Multipartite controlled-NOT gates using molecules and Rydberg atoms

Abstract

We propose high-fidelity controlled-NOT (CNOT) gates in a hybrid system of polar molecules and Rydberg atoms based on the unconventional Rydberg pumping mechanism. By combining the rich internal structure of polar molecules with the strong dipole-dipole interactions of Rydberg atoms, we realize both two-to-one and one-to-two gate configurations. Numerical simulations show that the gate performance is robust against spontaneous emission from Rydberg states. The approach naturally extends to larger systems, as demonstrated by four-qubit implementations achieving three-to-one and one-to-three CNOT gates with fidelities exceeding 99\%. These results highlight hybrid molecule-Rydberg atom architectures as a promising platform for scalable quantum information processing.

Figures (9)

• Figure 1: System configuration and operational mechanism of the hybrid many-to-one CNOT gate. (a) Spatial arrangement of the $^{87}\mathrm{Rb}$ atom and $\mathrm{CaF}$ molecules. Two molecules (control qubits, left and right) and a central Rydberg atom (target qubit) are aligned linearly, with the atom positioned equidistant from the molecules. (b) Energy-level structure of the molecule–atom system. The molecule contains three states $|0\rangle$, $|1\rangle$, and $|2\rangle$. The atom involves two ground states $|g\rangle$, $|e\rangle$, and two Rydberg states $|R\rangle$, $|r\rangle$. The green lines represent the transition dipole moments that mediate the interaction. The red and blue arrows denote the laser fields with Rabi frequencies $\Omega_1$ and $\Omega_2$, respectively, which couple the atomic ground states to the Rydberg state $|r\rangle$. (c) Transition pathways in different subspaces. $V$ denotes the strength of the molecule–atom dipole–dipole interaction.

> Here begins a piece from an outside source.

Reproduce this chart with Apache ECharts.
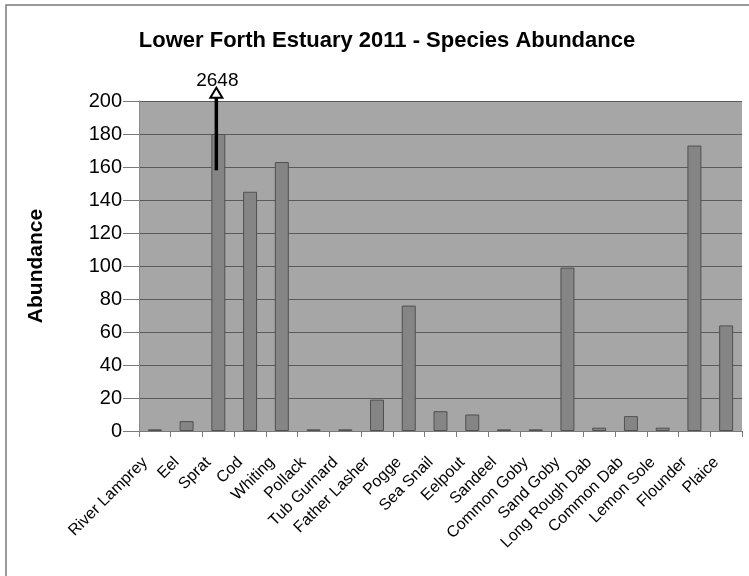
<!DOCTYPE html>
<html>
<head>
<meta charset="utf-8">
<style>
  html, body { margin: 0; padding: 0; background: #fff; }
  #chart { width: 749px; height: 576px; }
</style>
<script src="https://cdn.jsdelivr.net/npm/echarts@6/dist/echarts.min.js"></script>
</head>
<body>
<div id="chart"></div>
<script>
// Species caught in the Lower Forth Estuary, 2011
const species = [
  'River Lamprey', 'Eel', 'Sprat', 'Cod', 'Whiting', 'Pollack', 'Tub Gurnard',
  'Father Lasher', 'Pogge', 'Sea Snail', 'Eelpout', 'Sandeel', 'Common Goby',
  'Sand Goby', 'Long Rough Dab', 'Common Dab', 'Lemon Sole', 'Flounder', 'Plaice'
];
const abundance = [1, 6, 2648, 145, 163, 1, 1, 19, 76, 12, 10, 1, 1, 99, 2, 9, 2, 173, 64];
const yTicks = [0, 20, 40, 60, 80, 100, 120, 140, 160, 180, 200];

// Off-scale counts are truncated at this height and flagged with an arrow
const breakAt = 180;
const arrowSpan = [158, 208];

const shown = abundance.map(v => Math.min(v, breakAt));
const FONT = '"Liberation Sans", Arial, sans-serif';

const chart = echarts.init(document.getElementById('chart'), null, { renderer: 'canvas' });

chart.setOption({
  animation: false,
  backgroundColor: '#ffffff',
  textStyle: { fontFamily: FONT },
  title: {
    text: 'Lower Forth Estuary 2011 - Species Abundance',
    left: 382,
    textAlign: 'center',
    top: 25,
    textStyle: { fontFamily: FONT, fontSize: 22, fontWeight: 'bold', color: '#000' }
  },
  grid: { left: 139, right: 7, top: 101, bottom: 145, backgroundColor: '#a6a6a6', show: true, borderWidth: 0 },
  xAxis: {
    type: 'category',
    data: species,
    boundaryGap: true,
    axisLine: { show: true, lineStyle: { color: '#7a7a7a', width: 1 } },
    axisTick: { show: true, length: 6, alignWithLabel: false, lineStyle: { color: '#7a7a7a' } },
    axisLabel: {
      rotate: 45, interval: 0, margin: 19, padding: [0, 14, 0, 0],
      fontFamily: FONT, fontSize: 16, color: '#000'
    }
  },
  yAxis: {
    type: 'value',
    min: yTicks[0],
    max: yTicks[yTicks.length - 1],
    interval: yTicks[1] - yTicks[0],
    name: 'Abundance',
    nameLocation: 'middle',
    nameGap: 92,
    nameRotate: 90,
    nameTextStyle: { fontFamily: FONT, fontSize: 21, fontWeight: 'bold', color: '#000' },
    axisLine: { show: true, lineStyle: { color: '#8a8a8a' } },
    axisTick: { show: true, inside: false, length: 16, lineStyle: { color: '#7a7a7a' } },
    axisLabel: { margin: 17, fontFamily: FONT, fontSize: 20, color: '#000' },
    splitLine: { show: true, lineStyle: { color: '#5a5a5a', width: 1.2 } }
  },
  series: [{
    type: 'bar',
    data: shown,
    barWidth: '44%',
    itemStyle: { color: '#858585', borderColor: '#505050', borderWidth: 1 }
  }]
});

// Break-of-scale marker for any species whose count exceeds the axis
function drawBreakMarkers() {
  const elements = [{
    type: 'rect',
    silent: true,
    z: -1,
    shape: { x: 6, y: 5, width: 900, height: 900 },
    style: { fill: null, stroke: '#7a7a7a', lineWidth: 1.5 }
  }];
  abundance.forEach((v, i) => {
    if (v <= breakAt) return;
    const from = chart.convertToPixel({ seriesIndex: 0 }, [i, arrowSpan[0]]);
    const to = chart.convertToPixel({ seriesIndex: 0 }, [i, arrowSpan[1]]);
    const x = from[0] - 2;
    elements.push({
      type: 'line', silent: true, z: 100,
      shape: { x1: x, y1: from[1], x2: x, y2: to[1] + 8 },
      style: { stroke: '#000', lineWidth: 3.5 }
    });
    elements.push({
      type: 'polygon', silent: true, z: 101,
      shape: { points: [[x, to[1]], [x - 6, to[1] + 10], [x + 6, to[1] + 10]] },
      style: { fill: '#ffffff', stroke: '#000', lineWidth: 2, lineJoin: 'miter' }
    });
    elements.push({
      type: 'text', silent: true, z: 102,
      x: x + 1, y: to[1] + 2,
      style: {
        text: String(v), fill: '#000', font: '19px ' + FONT,
        textAlign: 'center', textVerticalAlign: 'bottom'
      }
    });
  });
  chart.setOption({ graphic: { elements } });
}
drawBreakMarkers();
</script>
</body>
</html>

• Figure 2: Dynamics of the hybrid two-to-one CNOT gate driven by Gaussian pulses. (a) The populations of the relevant basis states and the control pulse. (b) Time evolution of the fidelity. The blue solid line and the orange open circles represent the dynamics governed by the full Hamiltonian and the effective Hamiltonian, respectively. The system is driven by Gaussian pulses defined as $\Omega_1=-\Omega_2=\Omega=\Omega_{\text{max}} \exp[^{-(t-t_0)^2/(2\sigma^2)}]$, where the maximum Rabi frequency is $\Omega_{\text{max}} = 2\pi \times 1.05$ MHz and the pulse width is $\sigma = 0.27 \mu$s. The molecule–atom interaction strength is set to $V = 2\pi \times 4.04$ MHz.

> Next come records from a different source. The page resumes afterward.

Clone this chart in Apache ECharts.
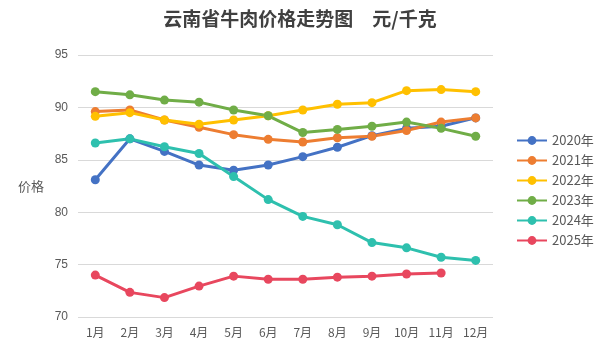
<!DOCTYPE html>
<html>
<head>
<meta charset="utf-8">
<script src="https://cdn.jsdelivr.net/npm/echarts@6/dist/echarts.min.js"></script>
<style>
  html, body { margin: 0; padding: 0; background: #fff; }
  #main { width: 600px; height: 352px; }
</style>
</head>
<body>
<div id="main"></div>
<script>
var months = ['1月', '2月', '3月', '4月', '5月', '6月', '7月', '8月', '9月', '10月', '11月', '12月'];
var years = ['2020年', '2021年', '2022年', '2023年', '2024年', '2025年'];
var colors = ['#4472C4', '#ED7D31', '#FFC000', '#70AD47', '#2EC0AE', '#E8475E'];

var y2020 = [83.1, 87.0, 85.8, 84.5, 84.0, 84.5, 85.3, 86.2, 87.3, 88.0, 88.2, 89.0];
var y2021 = [89.6, 89.75, 88.8, 88.1, 87.4, 86.95, 86.7, 87.1, 87.25, 87.8, 88.6, 89.0];
var y2022 = [89.15, 89.5, 88.8, 88.4, 88.8, 89.2, 89.75, 90.3, 90.45, 91.6, 91.7, 91.5];
var y2023 = [91.5, 91.2, 90.7, 90.5, 89.75, 89.2, 87.6, 87.9, 88.2, 88.6, 88.0, 87.25];
var y2024 = [86.6, 87.0, 86.25, 85.6, 83.4, 81.2, 79.6, 78.8, 77.1, 76.6, 75.7, 75.4];
var y2025 = [74.0, 72.35, 71.85, 72.95, 73.9, 73.6, 73.6, 73.8, 73.9, 74.1, 74.2];

var allData = [y2020, y2021, y2022, y2023, y2024, y2025];

var myChart = echarts.init(document.getElementById('main'));

var series = years.map(function (name, i) {
  return {
    name: name,
    type: 'line',
    data: allData[i],
    symbol: 'circle',
    symbolSize: 9,
    lineStyle: { width: 3, color: colors[i] },
    itemStyle: { color: colors[i] }
  };
});

var option = {
  animation: false,
  color: colors,
  title: {
    text: '云南省牛肉价格走势图　元/千克',
    left: 'center',
    top: 4,
    textStyle: {
      fontFamily: 'Noto Sans CJK SC',
      fontSize: 19,
      fontWeight: 'bold',
      color: '#404040'
    }
  },
  legend: {
    orient: 'vertical',
    left: 511,
    top: 129,
    itemGap: 7,
    itemWidth: 30,
    itemHeight: 11,
    textStyle: { color: '#595959', fontSize: 13, fontFamily: 'Noto Sans CJK SC' },
    data: years
  },
  grid: { left: 78, right: 107, top: 55, bottom: 35 },
  xAxis: {
    type: 'category',
    data: months,
    boundaryGap: true,
    axisLine: { show: false },
    axisTick: { show: false },
    axisLabel: { color: '#595959', fontSize: 12, margin: 9, fontFamily: 'Noto Sans CJK SC' }
  },
  yAxis: {
    type: 'value',
    min: 70,
    max: 95,
    interval: 5,
    name: '价格',
    nameLocation: 'middle',
    nameRotate: 0,
    nameGap: 34,
    nameTextStyle: { color: '#595959', fontSize: 13, fontFamily: 'Noto Sans CJK SC', padding: [0, 0, 6, 0] },
    axisLine: { show: false },
    axisTick: { show: false },
    axisLabel: { color: '#595959', fontSize: 12, margin: 10 },
    splitLine: { lineStyle: { color: '#D9D9D9', width: 1 } }
  },
  series: series
};

myChart.setOption(option);
</script>
</body>
</html>
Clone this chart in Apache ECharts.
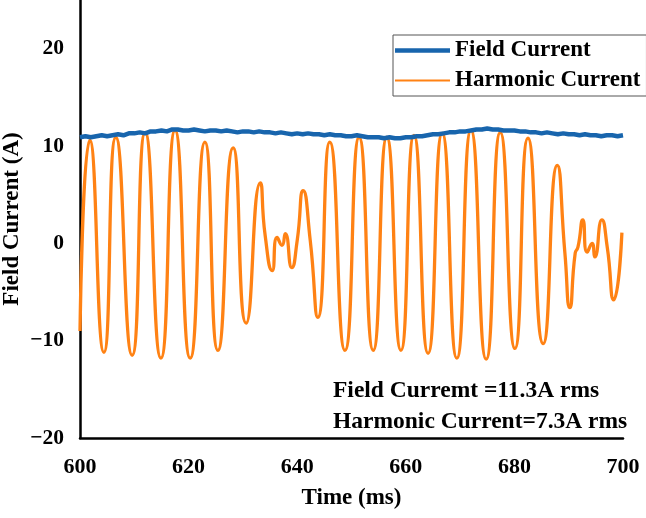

• Figure 3: System configuration and operating mechanism of the hybrid one-to-many CNOT gate. (a) Spatial arrangement where two Rydberg atoms (target qubits) are positioned symmetrically on either side of a central molecule (control qubit). (b) Relevant energy-level structures. The molecular energy levels are the same as those shown in Fig. \ref{['Figure1']}(b). For the atoms, two laser fields with Rabi frequencies $\Omega_1$ (red arrow) and $\Omega_2$ (blue arrow) drive transitions from the ground states to the Rydberg state $|r\rangle$ with a detuning $\Delta$. (c) Transition pathways in different subspaces. The upper panels correspond to the case where the control molecule is in state $|0\rangle$, while the lower panels correspond to the case where the molecule is in state $|1\rangle$.
• Figure 4: Dynamics of the hybrid one-to-two CNOT gate driven by Gaussian pulses. (a) The populations of the relevant basis states and the control pulse. (b) Time evolution of the fidelity. The van der Waals interaction strengths are $U_1 = 2\pi \times 1774.6$ MHz and $U_2 = 2\pi \times 126.9$ MHz. The other parameters are $\Omega_{\text{max}} = 2\pi \times 0.71$ MHz, $\Delta = 2\pi \times 2$ MHz, and $\sigma = 2.25 \mu$s.

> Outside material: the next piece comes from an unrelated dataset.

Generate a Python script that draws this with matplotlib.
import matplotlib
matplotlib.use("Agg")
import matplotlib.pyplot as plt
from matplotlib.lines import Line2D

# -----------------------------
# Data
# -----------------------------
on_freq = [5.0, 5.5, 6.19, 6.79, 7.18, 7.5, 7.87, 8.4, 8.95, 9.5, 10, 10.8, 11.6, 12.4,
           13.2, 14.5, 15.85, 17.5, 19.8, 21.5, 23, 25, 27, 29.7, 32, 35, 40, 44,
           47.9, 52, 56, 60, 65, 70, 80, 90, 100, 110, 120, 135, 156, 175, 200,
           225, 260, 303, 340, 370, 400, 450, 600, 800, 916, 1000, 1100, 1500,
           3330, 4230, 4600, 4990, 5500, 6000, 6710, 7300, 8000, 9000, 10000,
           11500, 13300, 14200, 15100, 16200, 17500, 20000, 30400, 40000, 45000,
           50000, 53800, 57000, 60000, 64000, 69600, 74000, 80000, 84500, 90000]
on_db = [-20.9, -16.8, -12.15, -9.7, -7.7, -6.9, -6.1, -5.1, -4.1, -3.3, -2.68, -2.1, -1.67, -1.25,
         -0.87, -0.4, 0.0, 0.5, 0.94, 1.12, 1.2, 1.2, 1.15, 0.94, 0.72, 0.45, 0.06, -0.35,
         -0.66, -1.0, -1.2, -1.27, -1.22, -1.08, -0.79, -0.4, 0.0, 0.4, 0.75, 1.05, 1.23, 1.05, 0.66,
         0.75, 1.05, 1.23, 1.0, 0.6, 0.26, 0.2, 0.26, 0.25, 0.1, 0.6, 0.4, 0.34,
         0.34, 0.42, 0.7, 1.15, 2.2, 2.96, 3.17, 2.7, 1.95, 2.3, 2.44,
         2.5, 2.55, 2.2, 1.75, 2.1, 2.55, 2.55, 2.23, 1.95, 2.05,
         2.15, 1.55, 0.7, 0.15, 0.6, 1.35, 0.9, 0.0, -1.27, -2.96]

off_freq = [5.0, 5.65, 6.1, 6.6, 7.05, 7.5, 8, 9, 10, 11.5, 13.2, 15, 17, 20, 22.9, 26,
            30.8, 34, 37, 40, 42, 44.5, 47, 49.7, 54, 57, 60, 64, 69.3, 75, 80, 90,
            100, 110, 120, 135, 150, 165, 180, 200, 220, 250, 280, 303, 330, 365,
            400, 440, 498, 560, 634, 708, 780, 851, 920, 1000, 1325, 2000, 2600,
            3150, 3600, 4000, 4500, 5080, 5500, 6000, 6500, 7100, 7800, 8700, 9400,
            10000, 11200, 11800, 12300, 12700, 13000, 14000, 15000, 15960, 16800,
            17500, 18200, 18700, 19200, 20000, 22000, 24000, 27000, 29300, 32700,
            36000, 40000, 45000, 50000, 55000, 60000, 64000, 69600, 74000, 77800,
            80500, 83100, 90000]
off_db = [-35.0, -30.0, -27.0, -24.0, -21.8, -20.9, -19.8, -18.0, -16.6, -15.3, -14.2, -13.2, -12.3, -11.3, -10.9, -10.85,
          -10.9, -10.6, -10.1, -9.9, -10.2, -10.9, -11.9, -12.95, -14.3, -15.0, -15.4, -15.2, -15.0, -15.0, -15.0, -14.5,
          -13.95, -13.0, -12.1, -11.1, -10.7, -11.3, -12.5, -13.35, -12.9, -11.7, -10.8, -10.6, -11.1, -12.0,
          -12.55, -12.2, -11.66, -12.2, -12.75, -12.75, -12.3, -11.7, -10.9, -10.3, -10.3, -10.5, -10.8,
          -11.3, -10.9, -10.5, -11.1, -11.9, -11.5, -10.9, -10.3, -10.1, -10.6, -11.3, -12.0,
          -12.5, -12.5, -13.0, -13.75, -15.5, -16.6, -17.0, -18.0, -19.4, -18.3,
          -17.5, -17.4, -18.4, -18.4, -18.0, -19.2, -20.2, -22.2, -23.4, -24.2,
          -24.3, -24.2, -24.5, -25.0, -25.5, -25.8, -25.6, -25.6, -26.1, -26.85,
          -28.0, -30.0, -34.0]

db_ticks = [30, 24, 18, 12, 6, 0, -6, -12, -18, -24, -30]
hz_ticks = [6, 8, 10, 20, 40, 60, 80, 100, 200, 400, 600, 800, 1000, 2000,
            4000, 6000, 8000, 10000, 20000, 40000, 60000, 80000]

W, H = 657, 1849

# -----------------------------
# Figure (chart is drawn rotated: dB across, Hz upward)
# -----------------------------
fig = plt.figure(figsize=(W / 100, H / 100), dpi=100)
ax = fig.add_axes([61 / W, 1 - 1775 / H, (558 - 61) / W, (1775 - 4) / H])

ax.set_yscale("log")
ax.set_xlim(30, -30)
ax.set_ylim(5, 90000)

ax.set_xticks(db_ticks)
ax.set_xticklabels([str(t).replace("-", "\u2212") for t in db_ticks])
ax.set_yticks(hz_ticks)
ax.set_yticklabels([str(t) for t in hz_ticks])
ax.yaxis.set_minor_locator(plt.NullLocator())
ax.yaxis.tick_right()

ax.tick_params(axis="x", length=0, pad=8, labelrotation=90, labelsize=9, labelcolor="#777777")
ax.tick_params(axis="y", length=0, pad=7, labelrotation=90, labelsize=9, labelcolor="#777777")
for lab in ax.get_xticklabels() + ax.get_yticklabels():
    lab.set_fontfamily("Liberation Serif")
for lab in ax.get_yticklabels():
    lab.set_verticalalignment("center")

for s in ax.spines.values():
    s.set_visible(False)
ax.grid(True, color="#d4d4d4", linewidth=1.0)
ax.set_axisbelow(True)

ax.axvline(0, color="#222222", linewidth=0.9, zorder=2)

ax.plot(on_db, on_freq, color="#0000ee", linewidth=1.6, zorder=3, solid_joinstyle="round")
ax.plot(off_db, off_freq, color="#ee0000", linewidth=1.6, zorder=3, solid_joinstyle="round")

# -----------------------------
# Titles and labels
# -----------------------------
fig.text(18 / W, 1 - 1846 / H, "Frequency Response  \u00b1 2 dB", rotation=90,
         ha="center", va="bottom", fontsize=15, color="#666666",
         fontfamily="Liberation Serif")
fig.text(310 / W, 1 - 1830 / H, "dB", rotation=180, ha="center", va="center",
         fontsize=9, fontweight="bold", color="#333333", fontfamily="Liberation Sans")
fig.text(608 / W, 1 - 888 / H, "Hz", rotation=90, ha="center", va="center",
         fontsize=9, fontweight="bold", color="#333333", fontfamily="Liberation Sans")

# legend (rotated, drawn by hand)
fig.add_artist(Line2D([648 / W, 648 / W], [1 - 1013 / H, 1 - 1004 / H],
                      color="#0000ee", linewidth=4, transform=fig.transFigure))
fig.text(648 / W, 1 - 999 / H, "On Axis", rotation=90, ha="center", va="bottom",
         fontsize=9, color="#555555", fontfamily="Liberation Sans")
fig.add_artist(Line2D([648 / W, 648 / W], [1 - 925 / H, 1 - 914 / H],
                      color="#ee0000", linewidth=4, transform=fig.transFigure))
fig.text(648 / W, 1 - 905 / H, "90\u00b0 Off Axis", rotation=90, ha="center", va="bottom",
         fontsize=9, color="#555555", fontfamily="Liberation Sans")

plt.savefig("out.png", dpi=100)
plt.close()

• Figure 5: Time evolution of the gate fidelity governed by the master equation. The blue curve corresponds to the non-dissipative case, while the red open circle includes the effect of spontaneous decay from Rydberg states. The insets show a magnified view of the fidelity overlap. The decay rates are set to $\gamma_1 = 2\pi \times 4.580$ kHz and $\gamma_2 = 2\pi \times 2.393$ kHz. (a) Hybrid two-to-one CNOT gate, with the other parameters the same as those in Fig. \ref{['Figure2']}. (b) Hybrid one-to-two CNOT gate, with the other parameters the same as those in Fig. \ref{['Figure4']}.